Die Impf-Verstärkungen
Spahn bekräftigte seinen generellen Appell für mehr Auffrischungsimpfungen, um länger zurückliegenden Schutz zu verstärken. Das Tempo beim "Boostern" reiche nicht. Es sollten alle Länder alle Menschen ab 60 Jahren anschreiben und darauf hinweisen. Darüber hinaus sei dies auch für alle anderen möglich. Mit Blick auf die Praxen sagte der Minister: "Zu viele Impfwillige finden aktuell keinen Arzt, der sie impft." Er wolle jetzt mit Ärztevertretern über Lösungen sprechen. Wichtig seien daneben öffentliche Angebote - es müssten auch nicht unbedingt die großen Impfzentren sein, machte Spahn nach breiter Kritik aus den Ländern an einem Vorstoß dazu klar.
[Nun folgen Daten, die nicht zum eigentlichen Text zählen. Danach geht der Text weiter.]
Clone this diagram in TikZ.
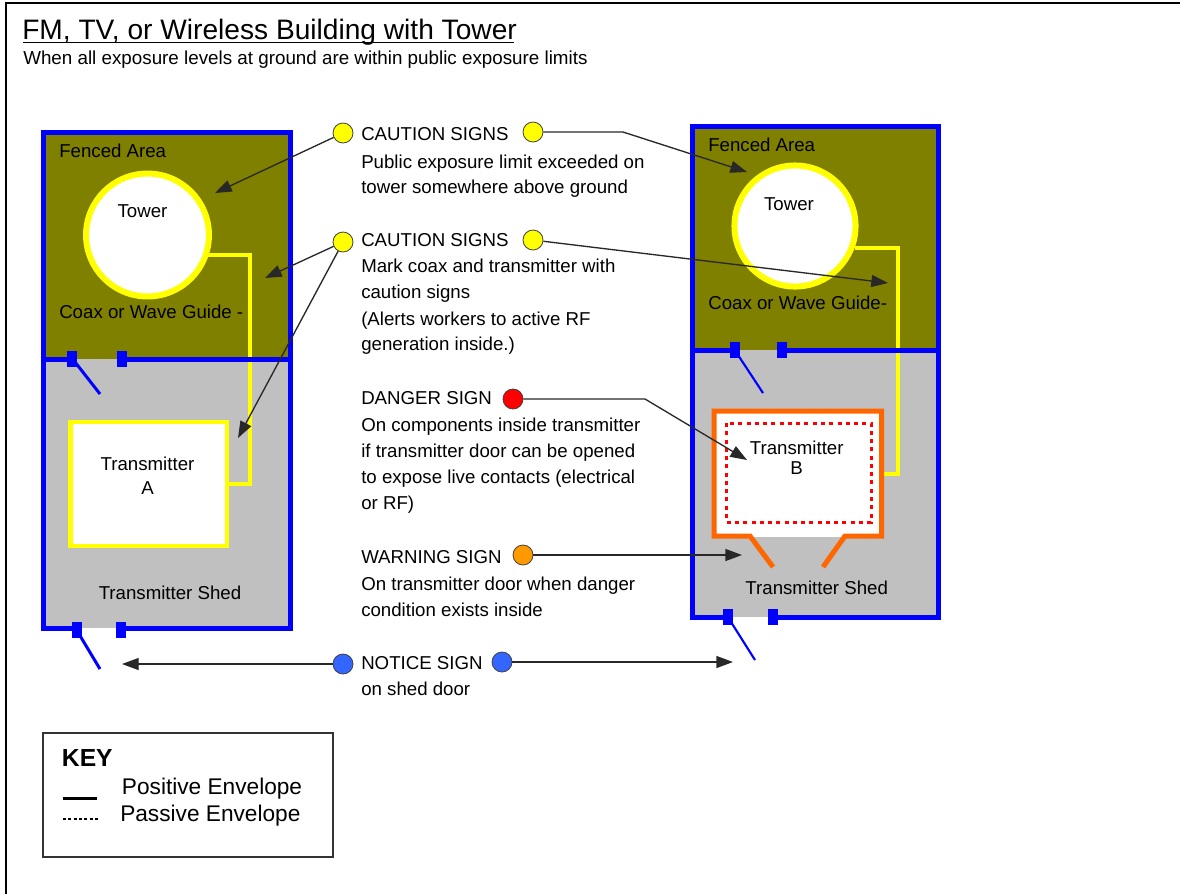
\documentclass[tikz,border=0pt]{standalone}
\usepackage{fontspec}
\setmainfont{Liberation Sans}
\usetikzlibrary{arrows.meta}
\definecolor{olivebg}{RGB}{128,128,0}
\definecolor{shedgray}{RGB}{192,192,192}
\definecolor{wallblue}{RGB}{0,0,255}
\definecolor{coaxyellow}{RGB}{255,255,0}
\definecolor{txorange}{RGB}{255,102,0}
\definecolor{dotred}{RGB}{255,0,0}
\definecolor{signorange}{RGB}{255,153,0}
\definecolor{signblue}{RGB}{51,102,255}
\definecolor{linegray}{RGB}{40,40,40}
\begin{document}
\begin{tikzpicture}[x=0.75pt,y=-0.75pt,
 wall/.style={draw=wallblue,line width=3.75pt},
 leaf/.style={draw=wallblue,line width=2.25pt},
 coax/.style={draw=coaxyellow,line width=3pt},
 lbl/.style={font=\fontsize{14}{19.5}\selectfont,inner sep=0pt,anchor=base west},
 clbl/.style={font=\fontsize{14}{19.5}\selectfont,inner sep=0pt,anchor=base},
 keylbl/.style={font=\fontsize{17}{20}\selectfont,inner sep=0pt,anchor=base west},
 sign/.style={circle,draw=black!75,line width=0.6pt,minimum size=15pt,inner sep=0pt},
 conn/.style={draw=linegray,line width=1pt,-{Triangle[length=12.5pt,width=9pt]}},
]
\useasboundingbox (0,0) rectangle (1180,894);
\fill[white] (0,0) rectangle (1180,894);
% page frame
\draw[line width=1.5pt,black] (6,894) -- (6,3) -- (1180,3);

% title
\node[inner sep=0pt,anchor=base west,font=\fontsize{21.1}{24}\selectfont] (title) at (22,39.5) {FM, TV, or Wireless Building with Tower};
\draw[line width=1.1pt] (23,42.5) -- (514,42.5);
\node[inner sep=0pt,anchor=base west,font=\fontsize{14.1}{19.5}\selectfont] (subtitle) at (23,64) {When all exposure levels at ground are within public exposure limits};

% ---------------- left building ----------------
\fill[olivebg] (43,132) rectangle (290,359);
\fill[shedgray] (43,359) rectangle (290,628);
\draw[coax] (205,255) -- (249.5,255) -- (249.5,483.7) -- (229,483.7);
\draw[draw=coaxyellow,line width=4.5pt,fill=white] (147.5,235) circle[radius=46.1pt];
\draw[draw=coaxyellow,line width=3.4pt,fill=white] (70.5,422) rectangle (227,546);
\draw[wall] (82,628) -- (43,628) -- (43,132) -- (290,132) -- (290,628) -- (116,628);
\draw[wall] (43,359) -- (72,359);
\draw[wall] (122,359) -- (290,359);
\fill[wallblue] (67,351) rectangle (77,367);
\fill[wallblue] (117,351) rectangle (127,367);
\fill[wallblue] (72,622) rectangle (82,638);
\fill[wallblue] (116,622) rectangle (126,638);
\draw[leaf] (75,362) -- (100,394);
\draw[leaf] (79,634) -- (100,669);
\node[lbl] (fenceL) at (59,157.3) {Fenced Area};
\node[clbl] (towerL) at (142.5,217.3) {Tower};
\node[lbl] (coaxL) at (59,318) {Coax or Wave Guide -};
\node[clbl] (txA1) at (147.5,470) {Transmitter};
\node[clbl] (txA2) at (147.5,494) {A};
\node[clbl] (shedL) at (170,599) {Transmitter Shed};

% ---------------- right building ----------------
\fill[olivebg] (692,126) rectangle (938,350);
\fill[shedgray] (692,350) rectangle (938,617);
\draw[coax] (855,247.5) -- (897.5,247.5) -- (897.5,474) -- (884,474);
\draw[draw=coaxyellow,line width=4.5pt,fill=white] (795,226) circle[radius=45.4pt];
\fill[white] (714,411) rectangle (881.5,537);
\draw[draw=txorange,line width=3.75pt] (773,567) -- (750,536) -- (714,536) -- (714,411) -- (881.5,411) -- (881.5,536) -- (845,536) -- (823,567);
\draw[draw=dotred,line width=2.25pt,dash pattern=on 3pt off 3.2pt] (726.5,423) rectangle (871,522);
\draw[wall] (733,617) -- (692,617) -- (692,126) -- (938,126) -- (938,617) -- (768,617);
\draw[wall] (692,350) -- (735,350);
\draw[wall] (782,350) -- (938,350);
\fill[wallblue] (730,342) rectangle (740,358);
\fill[wallblue] (777,342) rectangle (787,358);
\fill[wallblue] (723,609) rectangle (733,625);
\fill[wallblue] (768,609) rectangle (778,625);
\draw[leaf,line width=1.6pt] (738,355) -- (763,393);
\draw[leaf,line width=1.6pt] (731,622) -- (755,660);
\node[lbl] (fenceR) at (708,151.7) {Fenced Area};
\node[clbl] (towerR) at (789,210) {Tower};
\node[lbl] (coaxR) at (708,309.3) {Coax or Wave Guide-};
\node[clbl] (txB1) at (796.7,454) {Transmitter};
\node[clbl] (txB2) at (796.7,474.3) {B};
\node[clbl] (shedR) at (816.7,594) {Transmitter Shed};

% ---------------- signs text ----------------
\node[sign,fill=coaxyellow] (c1L) at (343,133) {};
\node[sign,fill=coaxyellow] (c1R) at (533,132) {};
\node[lbl] (h1) at (361,140) {CAUTION SIGNS};
\node[lbl] (h1a) at (361,168.3) {Public exposure limit exceeded on};
\node[lbl] (h1b) at (361,193) {tower somewhere above ground};

\node[sign,fill=coaxyellow] (c2L) at (343,242) {};
\node[sign,fill=coaxyellow] (c2R) at (533,240) {};
\node[lbl] (h2) at (361,246.7) {CAUTION SIGNS};
\node[lbl] (h2a) at (361,272.3) {Mark coax and transmitter with};
\node[lbl] (h2b) at (361,298.3) {caution signs};
\node[lbl] (h2c) at (361,325) {(Alerts workers to active RF};
\node[lbl] (h2d) at (361,350.7) {generation inside.)};

\node[sign,fill=dotred] (dS) at (513,399) {};
\node[lbl] (h3) at (361,404) {DANGER SIGN};
\node[lbl] (h3a) at (361,431.7) {On components inside transmitter};
\node[lbl] (h3b) at (361,457.3) {if transmitter door can be opened};
\node[lbl] (h3c) at (361,483.3) {to expose live contacts (electrical};
\node[lbl] (h3d) at (361,509.3) {or RF)};

\node[sign,fill=signorange] (wS) at (523,555) {};
\node[lbl] (h4) at (361,563.3) {WARNING SIGN};
\node[lbl] (h4a) at (361,590.7) {On transmitter door when danger};
\node[lbl] (h4b) at (361,616) {condition exists inside};

\node[sign,fill=signblue] (nL) at (343,664) {};
\node[sign,fill=signblue] (nR) at (502,662) {};
\node[lbl] (h5) at (361,669) {NOTICE SIGN};
\node[lbl] (h5a) at (361,695.7) {on shed door};

% ---------------- connectors ----------------
\coordinate (t1) at (215,193);
\coordinate (b2) at (623,132);
\coordinate (t2) at (747,172);
\coordinate (t3) at (265,278);
\coordinate (t4) at (238,438);
\coordinate (t5) at (888,283);
\coordinate (b6) at (645,399);
\coordinate (t6) at (747,460);
\coordinate (t7) at (742,555);
\coordinate (t8) at (122,664);
\coordinate (t9) at (733,662);
\draw[conn] (c1L) -- (t1);
\draw[conn] (c1R.east) -- (b2) -- (t2);
\draw[conn] (c2L) -- (t3);
\draw[conn] (c2L) -- (t4);
\draw[conn] (c2R) -- (t5);
\draw[conn] (dS.east) -- (b6) -- (t6);
\draw[conn] (wS) -- (t7);
\draw[conn] (nL) -- (t8);
\draw[conn] (nR) -- (t9);

% ---------------- key ----------------
\draw[draw=black!80,line width=1.1pt] (43,733) rectangle (333,857);
\node[inner sep=0pt,anchor=base west,font=\bfseries\fontsize{18.5}{20}\selectfont] (keyt) at (61.7,766.7) {KEY};
\node[keylbl] (kpos) at (121.7,794) {Positive Envelope};
\node[keylbl] (kpas) at (120,821.7) {Passive Envelope};
\draw[black,line width=2.25pt] (63,798) -- (97,798);
\draw[black,line width=2pt,dash pattern=on 2.2pt off 1.8pt] (63,819) -- (98,819);
\end{tikzpicture}
\end{document}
Die Bund-Länder-Abstimmung
Wiederholt hat die geschäftsführende Regierung schon angeboten, dass Merkel für eine Abstimmung mit den Ministerpräsidenten bereit stehe - doch das Echo aus mehreren Ländern ist vorerst reserviert. Nun soll die Gesundheitsministerkonferenz am Donnerstag und Freitag abgewartet werden, wie Seibert sagte. Spahn warb schon jetzt dafür, Entscheidungen so auf eine möglichst breite Basis zu stellen. Dies sei jetzt in der Übergangsphase bis zum Start der neuen Bundesregierung sinnvoll, um eine einheitliche Kommunikation und damit Akzeptanz und auch Verhaltensänderungen zu erreichen. Bayerns Ministerpräsident Markus Söder (CSU) sagte: "Wir müssen eine gemeinschaftliche Linie in der Corona-Bekämpfung haben."